Despite having a lot of ground to cover, in terms of pacing The Immortal Man can feel, especially in the first half, like an episode of television stretched to nearly two hours. Director Tom Harper, who helmed half the first season of Peaky Blinders, clearly knows the style and swagger of the series intimately well, but there’s only so much energy one can bring to fundamentally inert scenes of a misanthrope brooding in self-imposed isolation. Even when the misanthrope in question is played by Cillian Murphy, demonstrating his unmatched talent for emoting internal torment.

It takes an unfortunately long time to get there, but when the escalating danger posed by Nazi conspirator Beckett (Tim Roth), attempting to court Duke into participating in a counterfeit currency scheme that would tank the British economy, finally drags Tommy out of retirement, The Immortal Man really comes to life. In a handful of scenes it even recaptures, in fleeting glimpses, the magic that made Peaky Blinders so special at its best. Most of these moments feature great needle drops, of course, and while Nick Cave’s “Red Right Hand” makes an obligatory and effectively nostalgia-inducing appearance, it’s Fontaines D.C. that are perhaps not-so-surprisingly the musical MVPs here (multiple band members contribute original material for the film, but it’s ultimately the use of songs from their catalog that stands out most). This franchise has had its ups and downs, but one thing that can be said is its taste in music has never faltered.

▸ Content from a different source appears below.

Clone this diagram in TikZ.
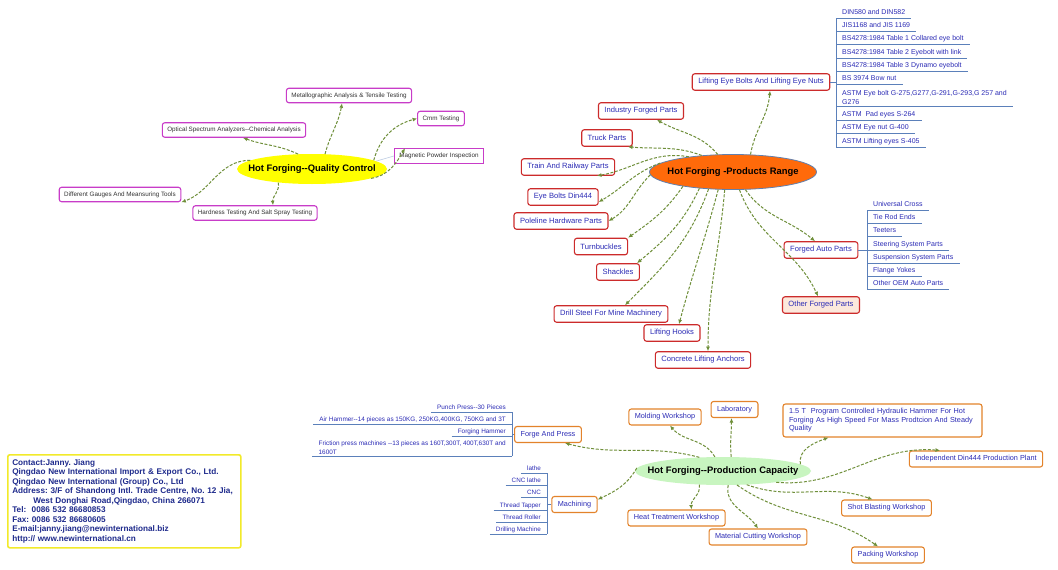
\documentclass[tikz,border=0pt]{standalone}
\usepackage{fontspec}
\setmainfont{Liberation Sans}[Ligatures=TeXOff]
\usepackage{xcolor}
\usetikzlibrary{arrows.meta, shapes.geometric}
\definecolor{linkgreen}{HTML}{6F8F3A}
\definecolor{qcpink}{HTML}{C83CC8}
\definecolor{prred}{HTML}{CC2B2B}
\definecolor{pcorange}{HTML}{E3832B}
\definecolor{txtblue}{HTML}{2B2BB5}
\definecolor{lineblue}{HTML}{5B80BA}
\definecolor{qcyellow}{HTML}{FFFF00}
\definecolor{prorange}{HTML}{FF6A0A}
\definecolor{pcgreen}{HTML}{C8F5C0}
\definecolor{peach}{HTML}{FCE8DC}
\definecolor{contactyellow}{HTML}{F2EA2A}
\definecolor{contactblue}{HTML}{1E2A8C}
\tikzset{
  hub/.style     ={ellipse, inner sep=0pt},
  hubtext/.style ={font=\fontsize{9.4}{11}\selectfont\bfseries, text=black},
  qcbox/.style   ={rectangle, draw=qcpink, line width=1.1pt, rounded corners=2.5pt,
                   fill=white, minimum height=14.5pt, inner xsep=5pt,
                   font=\fontsize{6.3}{7.5}\selectfont, text=black!80},
  prbox/.style   ={rectangle, draw=prred, line width=1.1pt, rounded corners=2.5pt,
                   fill=white, minimum height=16.5pt, inner xsep=6pt,
                   font=\fontsize{7.6}{9}\selectfont, text=txtblue},
  pcbox/.style   ={rectangle, draw=pcorange, line width=1.1pt, rounded corners=2.5pt,
                   fill=white, minimum height=16pt, inner xsep=6pt,
                   font=\fontsize{7.3}{8.6}\selectfont, text=txtblue},
  spine/.style   ={draw=lineblue, line width=0.7pt},
  leaf/.style    ={anchor=south west, inner xsep=6pt, inner ysep=2pt,
                   text height=5.3pt, text depth=1.5pt,
                   font=\fontsize{7}{8.6}\selectfont, text=txtblue,
                   append after command={(\tikzlastnode.south west)
                     edge[spine] (\tikzlastnode.south east)}},
  leafl/.style   ={leaf, anchor=south east, inner ysep=1.5pt,
                   text height=4.8pt, text depth=1.2pt,
                   font=\fontsize{6.4}{8.6}\selectfont},
  link/.style    ={draw=linkgreen, line width=1pt, dash pattern=on 3pt off 1.6pt,
                   -{Latex[length=4.5pt, width=4pt]}},
  contact/.style ={rectangle, anchor=north west, draw=contactyellow, line width=1.6pt,
                   rounded corners=2pt, fill=white, align=left, text width=224pt,
                   inner xsep=4.5pt, minimum height=93pt,
                   font=\fontsize{8.2}{9.5}\selectfont\bfseries, text=contactblue}
}
\begin{document}
\frenchspacing
\begin{tikzpicture}[x=1pt, y=1pt]
\fill[white] (0,0) rectangle (1058,-570);
\useasboundingbox (0,0) rectangle (1058,-570);

% quality control
\node[hub, fill=qcyellow, minimum width=150pt, minimum height=30pt,
      label={[hubtext]center:Hot Forging--Quality Control}] (qc) at (312,-169) {};
\node[qcbox] (metal) at (349,-95.5) {Metallographic Analysis \& Tensile Testing};
\node[qcbox] (optical) at (234,-130) {Optical Spectrum Analyzers--Chemical Analysis};
\node[qcbox] (cmm) at (441,-118.5) {Cmm Testing};
\node[qcbox, rounded corners=0pt] (mag) at (439,-156) {Magnetic Powder Inspection};
\node[qcbox] (gauges) at (120,-194.5) {Different Gauges And Meansuring Tools};
\node[qcbox] (hard) at (255,-213) {Hardness Testing And Salt Spray Testing};

\draw[lineblue!40, line width=0.6pt] (qc.7) -- (mag.west);
\draw[link] (qc.49) to[out=75, in=-100] ([xshift=-7pt]metal.south);
\draw[link] (qc.133) to[out=155, in=-20] ([xshift=9pt]optical.south);
\draw[link] (qc.8) to[out=75, in=195] (cmm.west);
\draw[link] (qc.-9) to[out=10, in=-120] ([xshift=-34pt]mag.north);
\draw[link] (qc.172) to[out=180, in=20] (gauges.south east);
\draw[link] (qc.202) to[out=-80, in=95] ([xshift=18pt]hard.north);

% products range
\node[hub, fill=prorange, draw=lineblue!80!gray, line width=0.8pt,
      minimum width=167pt, minimum height=35pt,
      label={[hubtext]center:Hot Forging -Products Range}] (pr) at (733,-172) {};
\node[prbox] (lift) at (761,-82) {Lifting Eye Bolts And Lifting Eye Nuts};
\node[prbox] (ind) at (641,-111) {Industry Forged Parts};
\node[prbox] (truck) at (607,-138) {Truck Parts};
\node[prbox] (train) at (568,-167) {Train And Railway Parts};
\node[prbox] (din) at (563,-197) {Eye Bolts Din444};
\node[prbox] (pole) at (561,-221) {Poleline Hardware Parts};
\node[prbox] (turn) at (601,-246.5) {Turnbuckles};
\node[prbox] (shack) at (618,-272) {Shackles};
\node[prbox] (drill) at (611,-314) {Drill Steel For Mine Machinery};
\node[prbox] (hooks) at (672,-333) {Lifting Hooks};
\node[prbox] (anch) at (703,-360) {Concrete Lifting Anchors};
\node[prbox] (auto) at (821,-250) {Forged Auto Parts};
\node[prbox, fill=peach] (other) at (821,-305) {Other Forged Parts};

\draw[link] (pr.45) to[out=80, in=-95] ([xshift=9pt]lift.south);
\draw[link] (pr.131) to[out=130, in=-30] ([xshift=16pt]ind.south);
\draw[link] (pr.152) to[out=160, in=-5] ([xshift=21pt]truck.south);
\draw[link] (pr.161) to[out=170, in=10] ([xshift=29pt]train.south);
\draw[link] (pr.173) to[out=200, in=30] ([yshift=-5pt]din.east);
\draw[link] (pr.182) to[out=225, in=30] (pole.east);
\draw[link] (pr.196) to[out=235, in=35] (turn.north east);
\draw[link] (pr.206) to[out=245, in=40] ([xshift=19pt]shack.north);
\draw[link] (pr.215) to[out=250, in=45] ([xshift=14pt]drill.north);
\draw[link] (pr.230) to[out=255, in=75] ([xshift=7pt]hooks.north);
\draw[link] (pr.245) to[out=265, in=90] ([xshift=5pt]anch.north);
\draw[link] (pr.305) to[out=-55, in=140] ([xshift=-6pt]auto.north);
\draw[link] (pr.290) to[out=-70, in=115] ([xshift=-3pt]other.north);

% eye bolt standards
\node[leaf] (l1) at (836,-18) {DIN580 and DIN582};
\node[leaf] (l2) at (836,-31.5) {JIS1168 and JIS 1169};
\node[leaf] (l3) at (836,-44.5) {BS4278:1984 Table 1 Collared eye bolt};
\node[leaf] (l4) at (836,-58) {BS4278:1984 Table 2 Eyebolt with link};
\node[leaf] (l5) at (836,-71.5) {BS4278:1984 Table 3 Dynamo eyebolt};
\node[leaf] (l6) at (836,-84.5) {BS 3974 Bow nut};
\node[leaf, align=left, text height=, text depth=] (l7) at (836,-106.5)
      {ASTM Eye bolt G-275,G277,G-291,G-293,G 257 and\\G276};
\node[leaf] (l8) at (836,-120) {ASTM\ \ Pad eyes S-264};
\node[leaf] (l9) at (836,-133.5) {ASTM Eye nut G-400};
\node[leaf] (l10) at (836,-147) {ASTM Lifting eyes S-405};
\draw[spine] (l1.south west) -- (l10.south west);
\draw[spine] (lift.east) -- (lift.east -| l1.south west);

% auto parts
\node[leaf] (a1) at (867,-210) {Universal Cross};
\node[leaf] (a2) at (867,-223) {Tie Rod Ends};
\node[leaf] (a3) at (867,-236.5) {Teeters};
\node[leaf] (a4) at (867,-250) {Steering System Parts};
\node[leaf] (a5) at (867,-263) {Suspension System Parts};
\node[leaf] (a6) at (867,-276.5) {Flange Yokes};
\node[leaf] (a7) at (867,-289.5) {Other OEM Auto Parts};
\draw[spine] (a1.south west) -- (a7.south west);
\draw[spine] (auto.east) -- (auto.east -| a1.south west);

% production capacity
\node[hub, fill=pcgreen, minimum width=176pt, minimum height=28pt,
      label={[hubtext]center:Hot Forging--Production Capacity}] (pc) at (723,-471) {};
\node[pcbox] (mold) at (665,-417) {Molding Workshop};
\node[pcbox] (lab) at (734.5,-409.5) {Laboratory};
\node[pcbox, text width=187pt, align=left, minimum height=33pt] (ham) at (882.5,-420.5)
      {1.5 T\ \ Program Controlled Hydraulic Hammer For Hot\\
       Forging As High Speed For Mass Prodtcion And Steady\\Quality};
\node[pcbox] (dinp) at (976,-459) {Independent Din444 Production Plant};
\node[pcbox] (shot) at (886.5,-508) {Shot Blasting Workshop};
\node[pcbox] (pack) at (888,-555) {Packing Workshop};
\node[pcbox] (cut) at (758,-537) {Material Cutting Workshop};
\node[pcbox] (heat) at (676.5,-518) {Heat Treatment Workshop};
\node[pcbox] (forge) at (548,-434.5) {Forge And Press};
\node[pcbox] (mach) at (574.5,-504.5) {Machining};

\draw[link] (pc.150) to[out=165, in=-15] ([xshift=17pt]forge.south);
\draw[link] (pc.120) to[out=120, in=-50] ([xshift=5pt]mold.south);
\draw[link] (pc.60) to[out=95, in=-90] ([xshift=-3pt]lab.south);
\draw[link] (pc.178) to[out=240, in=25] ([yshift=5pt]mach.east);
\draw[link] (pc.210) to[out=-80, in=95] ([xshift=15pt]heat.north);
\draw[link] (pc.290) to[out=-100, in=125] (cut.north);
\draw[link] (pc.5) to[out=100, in=200] ([xshift=-54pt]ham.south);
\draw[link] (pc.-12) to[out=-5, in=175] ([xshift=-36pt]dinp.north);
\draw[link] (pc.-30) to[out=-20, in=160] ([xshift=-14pt]shot.north);
\draw[link] (pc.-45) to[out=-35, in=145] ([xshift=-10pt]pack.north);

% forging equipment
\node[leafl] (f1) at (512,-412) {Punch Press--30 Pieces};
\node[leafl] (f2) at (512,-424.5) {Air Hammer--14 pieces as 150KG, 250KG,400KG, 750KG and 3T};
\node[leafl] (f3) at (512,-436.5) {Forging Hammer};
\node[leafl, align=left, text height=, text depth=] (f4) at (512,-456)
      {Friction press machines --13 pieces as 160T,300T, 400T,630T and\\1600T};
\draw[spine] (f1.south east) -- (f4.south east);
\draw[spine] (forge.west) -- (forge.west -| f1.south east);

% machining equipment
\node[leafl, font=\fontsize{6.3}{8}\selectfont] (m1) at (547,-473) {lathe};
\node[leafl, font=\fontsize{6.3}{8}\selectfont] (m2) at (547,-485.5) {CNC lathe};
\node[leafl, font=\fontsize{6.3}{8}\selectfont] (m3) at (547,-497.5) {CNC};
\node[leafl, font=\fontsize{6.3}{8}\selectfont] (m4) at (547,-510) {Thread Tapper};
\node[leafl, font=\fontsize{6.3}{8}\selectfont] (m5) at (547,-522) {Thread Roller};
\node[leafl, font=\fontsize{6.3}{8}\selectfont] (m6) at (547,-534) {Drilling Machine};
\draw[spine] (m1.south east) -- (m6.south east);
\draw[spine] (mach.west) -- (mach.west -| m1.south east);

% contact details
\node[contact] (contact) at (7,-454)
  {Contact:Janny. Jiang\\
   Qingdao New International Import \& Export Co., Ltd.\\
   Qingdao New International (Group) Co., Ltd\\
   Address: 3/F of Shandong Intl. Trade Centre, No. 12 Jia,\\
   \hspace*{21pt}West Donghai Road,Qingdao, China 266071\\
   Tel:\ \ 0086 532 86680853\\
   Fax: 0086 532 86680605\\
   E-mail:janny.jiang@newinternational.biz\\
   http:// www.newinternational.cn};

\end{tikzpicture}
\end{document}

The Immortal Man is far from perfect. It does not achieve what the 2019 Deadwood movie did in bringing an almost miraculous sense of closure to a series that ended with the jagged edge of a sudden cancellation thirteen years prior, a point of comparison too obvious not to acknowledge. But there is closure here nonetheless. As someone who was along for the whole ride in real time — nearly half my life — that counts for something.

The Immortal Man is now playing in theaters, and will be released on Netflix March 20.